━━ Recorded data ━━

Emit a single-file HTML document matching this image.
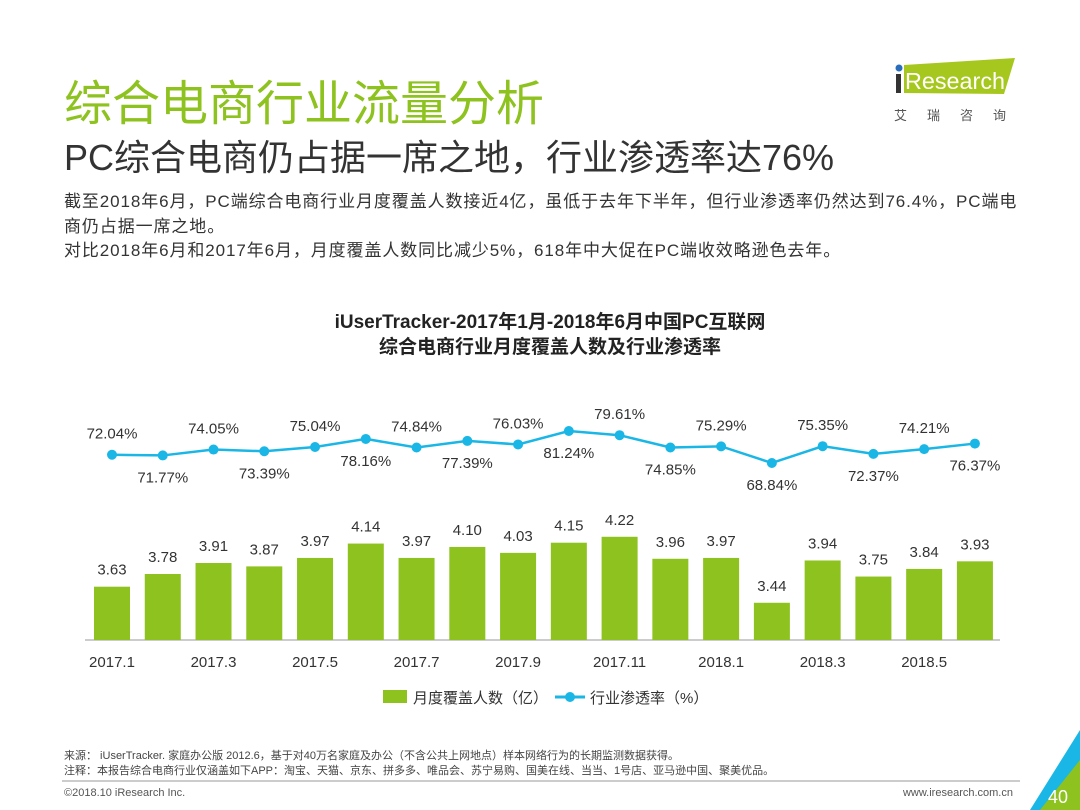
<!DOCTYPE html>
<html><head><meta charset="utf-8"><style>
body{margin:0;width:1080px;height:810px;background:#fff;position:relative;overflow:hidden;font-family:"Liberation Sans","Noto Sans CJK SC",sans-serif;}
.abs{position:absolute;white-space:nowrap}
</style></head><body>
<div class="abs" style="left:64px;top:64px;font-size:48px;color:#8dc21f">综合电商行业流量分析</div>
<div class="abs" style="left:64px;top:129px;font-size:36px;color:#333">PC综合电商仍占据一席之地，行业渗透率达76%</div>
<div class="abs" style="left:64px;top:190px;font-size:17px;letter-spacing:0.9px;line-height:24.5px;color:#333">截至2018年6月，PC端综合电商行业月度覆盖人数接近4亿，虽低于去年下半年，但行业渗透率仍然达到76.4%，PC端电<br>商仍占据一席之地。<br>对比2018年6月和2017年6月，月度覆盖人数同比减少5%，618年中大促在PC端收效略逊色去年。</div>
<div class="abs" style="left:890px;top:55px;width:140px;height:70px">
<svg width="140" height="70"><polygon points="14,10 125,3 114,39 14,38" fill="#a6c81e"/><circle cx="9" cy="13" r="3.5" fill="#2a6ebb"/><rect x="6" y="19" width="5" height="19" fill="#333"/><text x="15" y="34" font-size="23" fill="#fff" font-family="Liberation Sans" textLength="100" lengthAdjust="spacingAndGlyphs">Research</text><text x="4" y="65" font-size="13" fill="#555" letter-spacing="20" font-family="Noto Sans CJK SC">艾瑞咨询</text></svg></div>
<svg class="abs" style="left:0;top:0" width="1080" height="810" id="ch">
<text x="550" y="328" text-anchor="middle" font-size="19" font-weight="bold" fill="#222">iUserTracker-2017年1月-2018年6月中国PC互联网</text>
<text x="550" y="353" text-anchor="middle" font-size="19" font-weight="bold" fill="#222">综合电商行业月度覆盖人数及行业渗透率</text>
<line x1="85" y1="640" x2="1000" y2="640" stroke="#bbb" stroke-width="1.5"/>
<g id="marks"></g>
<rect x="383" y="690" width="24" height="13" fill="#8dc21f"/>
<text x="413" y="703" font-size="15" fill="#333">月度覆盖人数（亿）</text>
<line x1="555" y1="697" x2="585" y2="697" stroke="#1ab7e6" stroke-width="3"/>
<circle cx="570" cy="697" r="5" fill="#1ab7e6"/>
<text x="590" y="703" font-size="15" fill="#333">行业渗透率（%）</text>
<text x="64" y="759" font-size="11" fill="#444">来源： iUserTracker. 家庭办公版 2012.6，基于对40万名家庭及办公（不含公共上网地点）样本网络行为的长期监测数据获得。</text>
<text x="64" y="774" font-size="11" fill="#444">注释：本报告综合电商行业仅涵盖如下APP：淘宝、天猫、京东、拼多多、唯品会、苏宁易购、国美在线、当当、1号店、亚马逊中国、聚美优品。</text>
<line x1="62" y1="781" x2="1020" y2="781" stroke="#999" stroke-width="1"/>
<text x="64" y="796" font-size="11" fill="#555">©2018.10 iResearch Inc.</text>
<text x="1013" y="796" text-anchor="end" font-size="11" fill="#555">www.iresearch.com.cn</text>
<polygon points="1080,730 1080,810 1030,810" fill="#1ab7e6"/>
<polygon points="1080,760 1080,810 1040,810" fill="#8dc21f"/>
<text x="1058" y="803" text-anchor="middle" font-size="18" fill="#fff">40</text>
</svg>
<script>
const months=["2017.1","2017.2","2017.3","2017.4","2017.5","2017.6","2017.7","2017.8","2017.9","2017.10","2017.11","2017.12","2018.1","2018.2","2018.3","2018.4","2018.5","2018.6"];
const users=[3.63,3.78,3.91,3.87,3.97,4.14,3.97,4.10,4.03,4.15,4.22,3.96,3.97,3.44,3.94,3.75,3.84,3.93];
const rates=[72.04,71.77,74.05,73.39,75.04,78.16,74.84,77.39,76.03,81.24,79.61,74.85,75.29,68.84,75.35,72.37,74.21,76.37];
const g=document.getElementById('marks');const NS='http://www.w3.org/2000/svg';
const xs=i=>112+i*50.76;
const yb=v=>640-84.6*(v-3.0);
const yl=v=>431+(81.24-v)*2.58;
function mk(t,a){const e=document.createElementNS(NS,t);for(const k in a)e.setAttribute(k,a[k]);g.appendChild(e);return e;}
users.forEach((v,i)=>{
const r=mk('rect',{x:xs(i)-18,y:yb(v),width:36,height:640-yb(v),fill:'#8dc21f'});


const t=mk('text',{x:xs(i),y:yb(v)-12,'text-anchor':'middle','font-size':15,fill:'#333'});t.textContent=v.toFixed(2);


if(i%2==0){const l=mk('text',{x:xs(i),y:667,'text-anchor':'middle','font-size':15,fill:'#333'});l.textContent=months[i];

}
});
const p=mk('polyline',{points:rates.map((v,i)=>xs(i)+','+yl(v)).join(' '),fill:'none',stroke:'#1ab7e6','stroke-width':2.5});


rates.forEach((v,i)=>{
const c=mk('circle',{cx:xs(i),cy:yl(v),r:5,fill:'#1ab7e6'});


const up=i%2==0;
const t=mk('text',{x:xs(i),y:up?yl(v)-16:yl(v)+27,'text-anchor':'middle','font-size':15,fill:'#333'});t.textContent=v.toFixed(2)+'%';


});
</script>
</body></html>
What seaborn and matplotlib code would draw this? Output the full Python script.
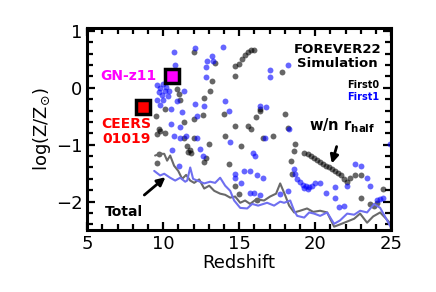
import numpy as np
import pandas as pd
import matplotlib
matplotlib.use("Agg")
import matplotlib.pyplot as plt
from matplotlib.ticker import MultipleLocator
import seaborn as sns

# FOREVER22 galaxies (redshift, log Z/Zsun)
first0_z = [12.0, 13.4, 14.7, 14.7, 13.2, 13.1, 12.7, 10.9, 11.05, 11.1, 10.1, 9.5,
            11.4, 12.0, 12.6, 14.0, 9.7, 9.8, 9.6, 10.1, 14.7, 14.1,
            15.0, 15.2, 15.4, 15.6, 15.8, 15.95, 17.8, 18.0, 16.4, 16.1, 15.6, 15.75, 18.2,
            11.4, 11.6, 11.8, 12.0, 13.0, 15.1, 14.3, 12.7, 12.8, 14.7, 15.0, 16.2,
            16.6, 17.2, 18.7, 18.6, 18.4, 18.5,
            19.3, 19.5, 19.7, 19.9, 20.1, 20.3, 20.5, 20.7, 20.9, 21.1, 21.3, 21.5,
            21.7, 21.9, 22.1, 22.3, 22.6, 23.0, 23.0, 23.6, 23.9, 24.1, 24.5,
            9.6, 9.7, 11.65, 11.75, 16.4]
first0_met = [0.63, 0.44, 0.39, 0.21, 0.12, -0.05, -0.18, -0.02, -0.11, -0.22, -0.37, -0.49,
              -0.60, -0.54, -0.47, -0.46, -0.72, -0.76, -0.81, -0.79, -0.67, -0.84,
              0.42, 0.50, 0.57, 0.63, 0.66, 0.67, 0.28, -0.46, -0.40, -0.51, -0.67, -0.72, -0.70,
              -0.88, -1.02, -1.14, -0.89, -0.98, -1.02, -1.34, -1.31, -1.23, -1.72, -1.86, -1.98,
              -0.89, -0.84, -0.98, -1.11, -1.28, -1.51,
              -1.14, -1.17, -1.20, -1.23, -1.26, -1.30, -1.33, -1.37, -1.40, -1.43, -1.47, -1.50,
              -1.54, -1.60, -1.66, -1.58, -1.54, -1.54, -1.93, -2.04, -2.07, -2.02, -1.77,
              -1.32, -1.16, -1.12, -1.10, -0.37]

first1_z = [10.72, 12.1, 13.95, 13.2, 12.9, 13.3, 12.8, 12.8, 10.8,
            9.6, 9.8, 10.0, 10.2, 9.7, 9.9, 10.1, 10.3, 9.6, 10.0, 10.4, 9.8,
            11.4, 10.9, 10.5, 11.25, 12.1, 12.7, 12.2, 14.1, 14.3, 10.5, 11.1, 10.7, 11.5,
            17.0, 18.2, 17.0, 16.8, 18.3, 16.7, 16.4,
            11.1, 12.2, 12.4, 12.6, 10.6, 11.05, 14.4, 15.9, 16.05, 14.7, 14.7, 15.1,
            15.7, 16.2, 16.6, 15.7, 15.3, 16.4, 16.0, 18.6, 18.7,
            18.8, 19.0, 19.2, 19.4, 19.6, 19.8, 20.0, 19.3, 19.5,
            20.3, 20.7, 21.3, 21.6, 21.9, 22.1, 22.6, 23.0, 23.4, 23.6, 24.1, 24.3, 24.5,
            24.9, 21.3, 17.7, 18.2]
first1_met = [0.63, 0.70, 0.72, 0.56, 0.47, 0.47, 0.37, 0.19, 0.40,
              0.05, 0.00, 0.07, 0.02, -0.08, -0.12, -0.06, -0.15, -0.22, -0.22, -0.05, -0.30,
              -0.05, -0.23, -0.37, -0.42, -0.28, -0.32, -0.49, -0.23, -0.40, -0.63, -0.68, -0.84, -0.84,
              0.32, 0.40, 0.19, -0.33, -0.72, -0.88, -0.32,
              -0.88, -0.89, -1.07, -1.19, -1.10, -1.37, -0.96, -1.14, -1.19, -1.51, -1.58, -1.67,
              -1.46, -1.54, -1.58, -1.84, -1.46, -1.89, -1.84, -1.42, -1.51,
              -1.60, -1.65, -1.70, -1.72, -1.74, -1.72, -1.68, -1.76, -1.77,
              -1.68, -1.84, -1.93, -2.10, -2.07, -1.72, -1.33, -1.37, -1.58, -1.72, -1.98, -1.95, -1.93,
              -0.98, -1.75, -1.86, -1.81]

# total metallicity tracks
total0_z = [9.47, 9.80, 10.07, 10.26, 10.46, 10.72, 10.99, 11.25, 11.51, 11.78, 12.04, 12.37,
            12.70, 13.03, 13.36, 13.75, 14.08, 14.41, 14.74, 15.07, 15.39, 15.72, 16.12, 16.64,
            17.04, 17.43, 17.70, 18.03, 18.29, 18.62, 19.01, 19.47, 19.87, 20.33, 20.79, 21.25,
            21.64, 22.11, 22.57, 22.96, 23.42, 23.82, 24.28, 24.67, 25.0]
total0_met = [-1.19, -1.16, -1.16, -1.28, -1.19, -1.37, -1.46, -1.60, -1.53, -1.63, -1.67, -1.61,
              -1.77, -1.72, -1.81, -1.86, -1.88, -1.93, -1.91, -2.02, -1.98, -2.04, -1.96, -1.98,
              -1.91, -1.86, -1.68, -1.89, -2.07, -2.19, -2.16, -2.12, -2.18, -2.16, -2.19, -2.44,
              -2.40, -2.35, -2.30, -2.21, -2.37, -2.26, -2.19, -2.30, -2.40]
total1_z = [9.41, 9.80, 10.07, 10.46, 10.79, 11.12, 11.45, 11.58, 11.78, 11.97, 12.24, 12.70,
            13.09, 13.42, 13.75, 14.08, 14.41, 14.67, 15.07, 15.53, 15.86, 16.25, 16.84, 17.30,
            17.70, 17.96, 18.36, 18.62, 18.82, 19.28, 19.61, 19.93, 20.33, 20.79, 21.25, 21.64,
            22.11, 22.57, 22.96, 23.42, 23.88, 24.28, 24.74, 25.0]
total1_met = [-1.46, -1.54, -1.51, -1.58, -1.63, -1.58, -1.65, -1.63, -1.40, -1.60, -1.63, -1.68,
              -1.65, -1.67, -1.58, -1.72, -1.81, -1.98, -2.11, -2.12, -2.04, -2.07, -2.02, -2.07,
              -2.00, -2.02, -1.98, -2.16, -2.25, -2.28, -2.19, -2.21, -2.25, -2.19, -2.39, -2.33,
              -2.21, -2.23, -2.16, -2.19, -2.04, -2.11, -2.33, -2.46]

# observed galaxies
gn_z11 = (10.6, 0.21)
ceers = (8.68, -0.33)

sns.set_style("ticks", {"axes.edgecolor": "k", "xtick.color": "k", "ytick.color": "k",
                        "text.color": "k", "axes.labelcolor": "k"})
plt.rcParams["font.family"] = ["DejaVu Sans"]

fig, ax = plt.subplots(figsize=(4.36, 2.92), dpi=100)
fig.subplots_adjust(left=0.2, right=0.897, bottom=0.212, top=0.904)

sns.lineplot(x=total0_z, y=total0_met, color="dimgray", lw=1.5, ax=ax, sort=False)
sns.lineplot(x=total1_z, y=total1_met, color="#6f6ff0", lw=1.5, ax=ax, sort=False)
sns.scatterplot(x=first0_z, y=first0_met, color="k", alpha=0.6, s=18, linewidth=0, ax=ax)
sns.scatterplot(x=first1_z, y=first1_met, color="b", alpha=0.6, s=18, linewidth=0, ax=ax)

ax.plot(*gn_z11, marker="s", ms=9.5, mfc="magenta", mec="k", mew=2.5, zorder=5)
ax.plot(*ceers, marker="s", ms=9.5, mfc="red", mec="k", mew=2.5, zorder=5)

ax.text(7.7, 0.21, "GN-z11", color="magenta", fontsize=10, fontweight="bold",
        ha="center", va="center")
ax.text(7.6, -0.77, "CEERS\n01019", color="red", fontsize=10, fontweight="bold",
        ha="center", va="center", linespacing=1.05)
ax.text(24.35, 0.55, "FOREVER22\nSimulation", color="k", fontsize=9.5, fontweight="bold",
        ha="right", va="center", multialignment="center", linespacing=1.1)
ax.text(24.2, 0.05, "First0", color="k", fontsize=7, fontweight="bold", ha="right", va="center")
ax.text(24.2, -0.17, "First1", color="b", fontsize=7, fontweight="bold", ha="right", va="center")

ax.annotate(r"w/n r$_{\bf half}$", xy=(21.1, -1.33), xytext=(21.8, -0.67),
            fontsize=10.5, fontweight="bold", ha="center", va="center",
            arrowprops=dict(arrowstyle="-|>", color="k", lw=2, shrinkA=6, shrinkB=0,
                            mutation_scale=12))
ax.annotate("Total", xy=(10.15, -1.57), xytext=(7.4, -2.19),
            fontsize=10, fontweight="bold", ha="center", va="center",
            arrowprops=dict(arrowstyle="-|>", color="k", lw=2, shrinkA=8, shrinkB=0,
                            mutation_scale=12))

ax.set_xlim(5, 25)
ax.set_ylim(-2.5, 1.05)
ax.xaxis.set_major_locator(MultipleLocator(5))
ax.xaxis.set_minor_locator(MultipleLocator(1))
ax.yaxis.set_major_locator(MultipleLocator(1))
ax.yaxis.set_minor_locator(MultipleLocator(0.2))
ax.tick_params(which="both", direction="in", top=True, right=True, labelsize=13, width=1.6,
               colors="k")
ax.tick_params(which="major", length=6)
ax.tick_params(which="minor", length=4)
for sp in ax.spines.values():
    sp.set_linewidth(2.2)
    sp.set_color("k")

ax.set_xlabel("Redshift", fontsize=13, labelpad=1)
ax.set_ylabel(r"log(Z/Z$_{\odot}$)", fontsize=13, labelpad=2)

fig.savefig("out.png", dpi=100)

━━━

# What needs to be done:
In the listing above, find the line containing "What seaborn and" and the line containing "import seaborn as sns", then return both of them and every line between, exactly, without pictures.

# Exercise output:
What seaborn and matplotlib code would draw this? Output the full Python script.
import numpy as np
import pandas as pd
import matplotlib
matplotlib.use("Agg")
import matplotlib.pyplot as plt
from matplotlib.ticker import MultipleLocator
import seaborn as sns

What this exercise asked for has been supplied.